What was the purpose of this issue? Each page covers a year and there's no context. Politicians or policies are mentioned in the brief excerpt without context. Never do you feel informed or, for that matter, that you've actually read something. It's the equivalent of photo captions or, if you prefer, In Style magazine: Printed text for those who can't or won't read.





After you grasp that there's no point in taking the magazine seriously (maybe that was the intended anniversary message) you can sit back and notice other things. For example the google-eyed Susan Sarandon self-promoting like crazy. A third of a page is wasted for a 1989 article on Susie. 1989 was, apparently, a very slow year. Susie talks about how brave she was to attend one of the first AIDS marches.





You might notice 2003 through 2009. Those are the years of the continuing illegal war. How often does Iraq pop up in the anniversary issue's coverage of those six years? Four times. (We are not counting a single, brief sentence shout-out in the midst of an interview when it's in a litany of beefs.) Let's compare to that to six years of Vietnam, 1967 through 1973. Seven. (And note, it's not mentioned at all on the "1973" page.

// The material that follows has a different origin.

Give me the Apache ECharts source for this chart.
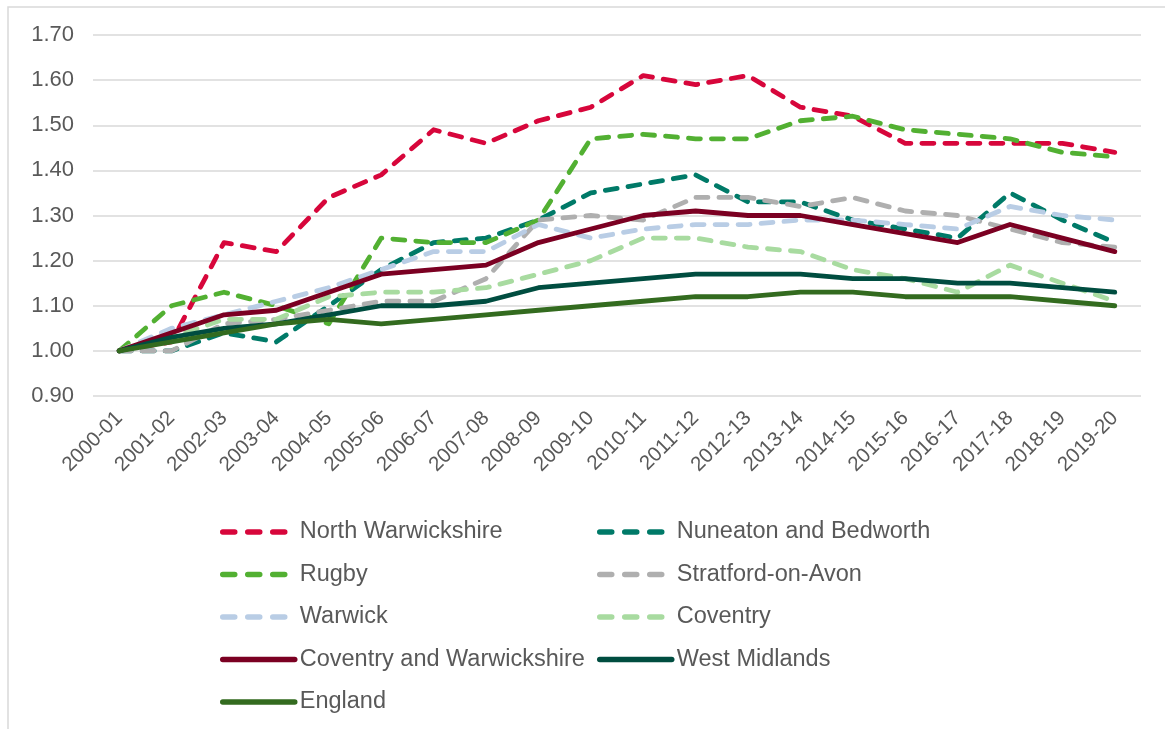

You notice that the WWII years never mention the Holocaust. You notice that Iran-Contra might as well have not happened. There is nothing on the Congressional inquiry. There is a vague excerpt from an Allan Nairn piece on the Contras that would leave anyone new to the topic confused. Does The Progressive not expect to ever have new readers?





Gay rights is reduced to "I'm a sissy! Good for me!" (Richard Gollance "I'm Proud to Be a Sissie"), Kate Clinton on gay marriage, and Gloria Steinem as advocate because, apparently outside of "sissies," gays had nothing to contribute to the magazine in the 70s, 80s or 90s. Apparently issues like visitation rights, property rights, serving in the military, etc. are not topics the magazine's ever covered or found interesting?

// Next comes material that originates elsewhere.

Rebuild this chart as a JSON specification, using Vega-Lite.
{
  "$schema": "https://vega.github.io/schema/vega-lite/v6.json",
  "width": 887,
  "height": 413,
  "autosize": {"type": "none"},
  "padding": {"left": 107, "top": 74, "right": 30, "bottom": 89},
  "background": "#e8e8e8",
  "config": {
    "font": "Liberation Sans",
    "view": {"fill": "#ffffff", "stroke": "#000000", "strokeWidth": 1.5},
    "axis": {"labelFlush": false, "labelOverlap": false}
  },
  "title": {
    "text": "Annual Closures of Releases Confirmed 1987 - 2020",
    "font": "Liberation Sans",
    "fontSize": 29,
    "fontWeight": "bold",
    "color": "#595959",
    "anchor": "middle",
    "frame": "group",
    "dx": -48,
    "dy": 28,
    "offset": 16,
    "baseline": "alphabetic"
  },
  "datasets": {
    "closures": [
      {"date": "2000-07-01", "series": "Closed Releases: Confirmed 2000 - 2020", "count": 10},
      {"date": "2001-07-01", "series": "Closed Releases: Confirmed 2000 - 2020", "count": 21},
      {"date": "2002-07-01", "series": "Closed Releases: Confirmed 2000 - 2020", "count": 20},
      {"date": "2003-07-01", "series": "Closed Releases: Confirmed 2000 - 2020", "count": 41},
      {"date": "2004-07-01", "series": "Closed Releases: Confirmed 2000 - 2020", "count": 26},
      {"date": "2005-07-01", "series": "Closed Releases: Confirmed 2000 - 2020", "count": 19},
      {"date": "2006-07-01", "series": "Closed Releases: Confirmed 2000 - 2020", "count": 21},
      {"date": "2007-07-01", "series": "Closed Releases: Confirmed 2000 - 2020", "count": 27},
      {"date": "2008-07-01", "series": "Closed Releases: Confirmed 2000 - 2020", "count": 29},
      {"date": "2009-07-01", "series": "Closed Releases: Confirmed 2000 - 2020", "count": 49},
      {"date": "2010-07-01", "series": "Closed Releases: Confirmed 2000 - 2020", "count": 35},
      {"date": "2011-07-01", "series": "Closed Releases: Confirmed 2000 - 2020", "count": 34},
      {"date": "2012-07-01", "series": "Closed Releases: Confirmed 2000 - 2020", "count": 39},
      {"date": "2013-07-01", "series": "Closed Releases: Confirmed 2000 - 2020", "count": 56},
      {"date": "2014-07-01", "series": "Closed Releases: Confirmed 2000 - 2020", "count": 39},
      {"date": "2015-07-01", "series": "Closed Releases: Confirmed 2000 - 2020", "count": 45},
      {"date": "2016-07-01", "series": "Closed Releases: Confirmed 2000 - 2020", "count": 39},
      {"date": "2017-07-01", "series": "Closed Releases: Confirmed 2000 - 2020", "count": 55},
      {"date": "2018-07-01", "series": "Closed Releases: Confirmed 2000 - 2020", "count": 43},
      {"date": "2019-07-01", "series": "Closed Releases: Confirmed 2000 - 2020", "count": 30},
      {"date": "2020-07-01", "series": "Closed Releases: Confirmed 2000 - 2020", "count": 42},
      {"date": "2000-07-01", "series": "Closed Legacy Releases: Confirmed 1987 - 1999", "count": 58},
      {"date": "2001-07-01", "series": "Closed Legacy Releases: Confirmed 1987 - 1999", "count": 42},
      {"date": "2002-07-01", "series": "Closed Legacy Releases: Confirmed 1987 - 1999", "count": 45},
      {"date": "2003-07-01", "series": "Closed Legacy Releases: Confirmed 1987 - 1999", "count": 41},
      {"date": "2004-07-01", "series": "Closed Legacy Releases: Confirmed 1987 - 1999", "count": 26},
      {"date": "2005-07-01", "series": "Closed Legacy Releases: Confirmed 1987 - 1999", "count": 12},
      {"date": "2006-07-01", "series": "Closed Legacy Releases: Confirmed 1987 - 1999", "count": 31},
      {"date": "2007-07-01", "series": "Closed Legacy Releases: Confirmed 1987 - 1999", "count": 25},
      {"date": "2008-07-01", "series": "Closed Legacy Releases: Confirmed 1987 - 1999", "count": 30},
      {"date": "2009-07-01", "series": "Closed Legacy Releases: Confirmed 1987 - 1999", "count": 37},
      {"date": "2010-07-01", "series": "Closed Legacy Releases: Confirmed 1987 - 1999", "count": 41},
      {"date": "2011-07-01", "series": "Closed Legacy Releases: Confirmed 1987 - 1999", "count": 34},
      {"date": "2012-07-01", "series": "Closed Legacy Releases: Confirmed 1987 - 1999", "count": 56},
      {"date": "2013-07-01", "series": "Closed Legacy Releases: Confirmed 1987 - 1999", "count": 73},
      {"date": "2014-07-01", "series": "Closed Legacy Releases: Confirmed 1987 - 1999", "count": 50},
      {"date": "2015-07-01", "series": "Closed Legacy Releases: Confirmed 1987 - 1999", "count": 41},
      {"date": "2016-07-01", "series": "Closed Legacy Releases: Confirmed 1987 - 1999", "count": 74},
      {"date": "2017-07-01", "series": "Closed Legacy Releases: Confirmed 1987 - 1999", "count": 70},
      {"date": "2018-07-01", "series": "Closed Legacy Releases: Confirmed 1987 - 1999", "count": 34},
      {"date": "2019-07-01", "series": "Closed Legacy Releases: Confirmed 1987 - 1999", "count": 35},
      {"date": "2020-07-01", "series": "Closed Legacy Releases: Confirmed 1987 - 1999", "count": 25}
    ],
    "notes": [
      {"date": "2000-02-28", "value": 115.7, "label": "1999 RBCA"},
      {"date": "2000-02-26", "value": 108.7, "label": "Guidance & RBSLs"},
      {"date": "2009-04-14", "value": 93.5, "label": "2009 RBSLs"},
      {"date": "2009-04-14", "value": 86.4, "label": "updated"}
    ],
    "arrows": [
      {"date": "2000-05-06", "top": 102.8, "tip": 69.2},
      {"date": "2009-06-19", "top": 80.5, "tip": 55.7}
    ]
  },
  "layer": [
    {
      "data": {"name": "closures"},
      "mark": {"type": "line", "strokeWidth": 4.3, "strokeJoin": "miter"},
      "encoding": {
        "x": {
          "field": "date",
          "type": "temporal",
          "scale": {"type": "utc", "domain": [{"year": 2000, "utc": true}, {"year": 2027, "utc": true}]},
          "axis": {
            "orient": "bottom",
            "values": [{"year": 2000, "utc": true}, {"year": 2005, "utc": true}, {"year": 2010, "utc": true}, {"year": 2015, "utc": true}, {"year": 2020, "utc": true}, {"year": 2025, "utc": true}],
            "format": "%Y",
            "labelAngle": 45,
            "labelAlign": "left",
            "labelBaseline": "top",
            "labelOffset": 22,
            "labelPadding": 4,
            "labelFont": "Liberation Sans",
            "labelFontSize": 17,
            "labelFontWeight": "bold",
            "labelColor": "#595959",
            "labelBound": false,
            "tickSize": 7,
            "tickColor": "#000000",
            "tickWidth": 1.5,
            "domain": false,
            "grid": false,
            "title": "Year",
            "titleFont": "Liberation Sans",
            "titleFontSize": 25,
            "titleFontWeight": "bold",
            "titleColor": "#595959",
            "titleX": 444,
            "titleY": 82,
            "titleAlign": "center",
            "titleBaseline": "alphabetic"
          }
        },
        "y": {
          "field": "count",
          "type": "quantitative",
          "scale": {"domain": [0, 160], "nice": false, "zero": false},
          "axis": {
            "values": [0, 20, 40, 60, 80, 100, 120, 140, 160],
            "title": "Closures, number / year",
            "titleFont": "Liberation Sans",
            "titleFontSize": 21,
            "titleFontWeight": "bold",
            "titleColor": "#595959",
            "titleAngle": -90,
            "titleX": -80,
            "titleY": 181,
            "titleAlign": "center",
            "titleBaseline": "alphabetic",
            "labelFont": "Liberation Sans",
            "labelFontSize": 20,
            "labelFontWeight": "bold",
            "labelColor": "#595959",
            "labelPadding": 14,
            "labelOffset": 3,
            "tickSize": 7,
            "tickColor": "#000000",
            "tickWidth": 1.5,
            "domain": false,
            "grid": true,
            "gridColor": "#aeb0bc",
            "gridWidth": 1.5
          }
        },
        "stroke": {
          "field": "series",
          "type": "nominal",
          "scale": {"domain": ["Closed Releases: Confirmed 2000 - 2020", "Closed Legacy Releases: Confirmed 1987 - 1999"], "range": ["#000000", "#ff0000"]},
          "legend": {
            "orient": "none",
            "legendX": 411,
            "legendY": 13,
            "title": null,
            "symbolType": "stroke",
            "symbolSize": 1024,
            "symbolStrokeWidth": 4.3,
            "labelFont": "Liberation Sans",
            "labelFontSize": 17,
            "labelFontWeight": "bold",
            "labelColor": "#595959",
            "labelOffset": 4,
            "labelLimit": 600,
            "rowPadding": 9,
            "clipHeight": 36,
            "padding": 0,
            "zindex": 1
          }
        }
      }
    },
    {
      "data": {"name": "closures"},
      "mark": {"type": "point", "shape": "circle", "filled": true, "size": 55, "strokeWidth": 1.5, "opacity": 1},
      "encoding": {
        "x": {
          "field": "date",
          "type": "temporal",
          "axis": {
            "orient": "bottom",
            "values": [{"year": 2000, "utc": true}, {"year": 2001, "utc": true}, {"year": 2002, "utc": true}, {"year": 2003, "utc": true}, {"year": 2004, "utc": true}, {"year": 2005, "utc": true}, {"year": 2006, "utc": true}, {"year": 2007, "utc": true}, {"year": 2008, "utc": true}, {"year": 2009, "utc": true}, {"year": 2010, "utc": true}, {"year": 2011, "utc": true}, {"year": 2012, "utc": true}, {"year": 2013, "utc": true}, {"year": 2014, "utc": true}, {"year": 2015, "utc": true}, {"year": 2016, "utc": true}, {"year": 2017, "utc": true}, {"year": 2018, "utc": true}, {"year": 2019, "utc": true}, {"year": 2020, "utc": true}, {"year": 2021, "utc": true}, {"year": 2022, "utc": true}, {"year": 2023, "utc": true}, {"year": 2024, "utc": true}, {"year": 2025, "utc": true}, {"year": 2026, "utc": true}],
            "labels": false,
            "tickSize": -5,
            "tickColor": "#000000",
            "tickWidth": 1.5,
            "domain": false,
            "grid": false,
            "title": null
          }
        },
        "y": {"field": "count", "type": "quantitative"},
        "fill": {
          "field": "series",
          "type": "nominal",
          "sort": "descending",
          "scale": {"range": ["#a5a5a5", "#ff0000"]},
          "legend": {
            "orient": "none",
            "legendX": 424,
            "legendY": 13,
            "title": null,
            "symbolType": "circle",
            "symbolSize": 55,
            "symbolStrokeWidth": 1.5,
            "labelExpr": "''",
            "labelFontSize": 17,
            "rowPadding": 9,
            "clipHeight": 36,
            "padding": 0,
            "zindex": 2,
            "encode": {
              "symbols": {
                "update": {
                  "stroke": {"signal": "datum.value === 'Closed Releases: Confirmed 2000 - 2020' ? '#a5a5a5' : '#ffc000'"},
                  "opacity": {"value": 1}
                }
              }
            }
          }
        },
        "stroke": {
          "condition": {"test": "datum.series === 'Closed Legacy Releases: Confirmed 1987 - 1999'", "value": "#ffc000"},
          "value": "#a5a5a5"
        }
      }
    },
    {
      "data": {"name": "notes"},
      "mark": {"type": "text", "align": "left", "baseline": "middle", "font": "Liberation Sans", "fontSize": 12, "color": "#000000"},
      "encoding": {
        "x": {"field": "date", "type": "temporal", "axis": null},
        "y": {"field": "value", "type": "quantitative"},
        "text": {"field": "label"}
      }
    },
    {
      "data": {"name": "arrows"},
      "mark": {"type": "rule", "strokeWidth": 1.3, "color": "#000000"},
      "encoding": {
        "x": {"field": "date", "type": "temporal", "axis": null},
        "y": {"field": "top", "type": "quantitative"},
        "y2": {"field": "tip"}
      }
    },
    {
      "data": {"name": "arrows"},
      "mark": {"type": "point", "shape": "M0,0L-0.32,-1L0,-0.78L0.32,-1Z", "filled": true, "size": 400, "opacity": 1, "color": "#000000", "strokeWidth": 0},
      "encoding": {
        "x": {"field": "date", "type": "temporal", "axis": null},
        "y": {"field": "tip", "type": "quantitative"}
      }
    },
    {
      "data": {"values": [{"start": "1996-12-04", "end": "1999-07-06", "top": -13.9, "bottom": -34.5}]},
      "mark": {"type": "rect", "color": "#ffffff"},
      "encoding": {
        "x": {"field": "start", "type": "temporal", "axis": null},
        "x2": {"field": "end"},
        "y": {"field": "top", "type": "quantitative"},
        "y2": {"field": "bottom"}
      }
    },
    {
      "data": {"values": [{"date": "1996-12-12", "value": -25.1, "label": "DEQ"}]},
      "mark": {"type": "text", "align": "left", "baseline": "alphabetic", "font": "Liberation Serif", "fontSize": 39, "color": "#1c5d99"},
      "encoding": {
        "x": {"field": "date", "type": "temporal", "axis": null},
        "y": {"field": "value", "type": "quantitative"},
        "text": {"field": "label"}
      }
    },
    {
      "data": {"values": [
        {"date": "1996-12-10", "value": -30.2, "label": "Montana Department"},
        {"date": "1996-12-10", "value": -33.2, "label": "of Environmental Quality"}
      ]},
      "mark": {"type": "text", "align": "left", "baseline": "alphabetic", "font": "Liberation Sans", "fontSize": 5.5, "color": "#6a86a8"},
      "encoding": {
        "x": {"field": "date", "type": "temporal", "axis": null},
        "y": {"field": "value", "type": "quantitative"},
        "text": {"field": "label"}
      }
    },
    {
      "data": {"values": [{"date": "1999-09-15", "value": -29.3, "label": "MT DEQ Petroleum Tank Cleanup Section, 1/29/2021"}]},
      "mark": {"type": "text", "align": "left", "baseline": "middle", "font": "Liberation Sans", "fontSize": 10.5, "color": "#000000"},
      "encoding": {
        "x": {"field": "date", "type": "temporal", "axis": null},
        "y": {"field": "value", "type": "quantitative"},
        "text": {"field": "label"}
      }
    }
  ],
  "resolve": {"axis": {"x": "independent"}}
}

What may have stood out the most for us was a 2006 e-mail from Matthew Rothschild. No, not one in the magazine. Or one he sent us for that matter. One he sent a subscriber who forwarded it to us. In 2006, Rothschild was putting up articles from the archives (usually in PDF format) at the magazine's website and the spying scandal about wiretapping was breaking. Rothschild replied to the subscriber that he was going to put up some stories on Congress' investigation (Church Committee, Pike Committee) into government abuses. He never did. Nor do they make the issue. There's a 1976 excerpt of a piece by George Lardner Jr. that makes no sense at all because it provides no context. He's saying Congress is white washing an investigation but no one reading the excerpt will have a clue.





The excerpts are a joke and speak to lousy editing. For example Tom Harkin's "The Tiger Cages of South Vietnam" (page 81, "1970") is excerpted. No slug line explaining Harkin (who is now a Senator) in terms of who he was or why he was in Vietnam -- he was a legislative aide on a Congressional trip to examine Vietnam prisons. The excerpt should have started a paragraph before and ended a paragraph sooner. At least. "With a great stroke of luck, we were able to find the tiger cages," opens the excerpt. The great stroke of luck was due to the fact that former prisoners had sketched out a blue print which the members of Congress were using, when they broke with the official tour and they got lucky because the noise they made outside the door caused a guard to open it thereby exposing the "tiger cages."





And when you finish reading the issue (twenty minutes tops), you really do register all that was left out. You'll notice, for instance, that Senator Robert Wagner appears repeatedly but never is his anti-lynching act noted -- an act FDR opposed and killed because he was afraid of losing support in southern states. It's a carefully crafted 'history' in a VH1 Pop-Up Video kind of way. With 130 pages, they find a way to truly say nothing.





By contrast, MAD uses 58 pages and not only manages to acknowledge its past but also to provide new content. The Progressive's 100th anniversary issue is nothing but a cut & paste clip job. There's nothing to indicate that they have a future, let alone much of a past.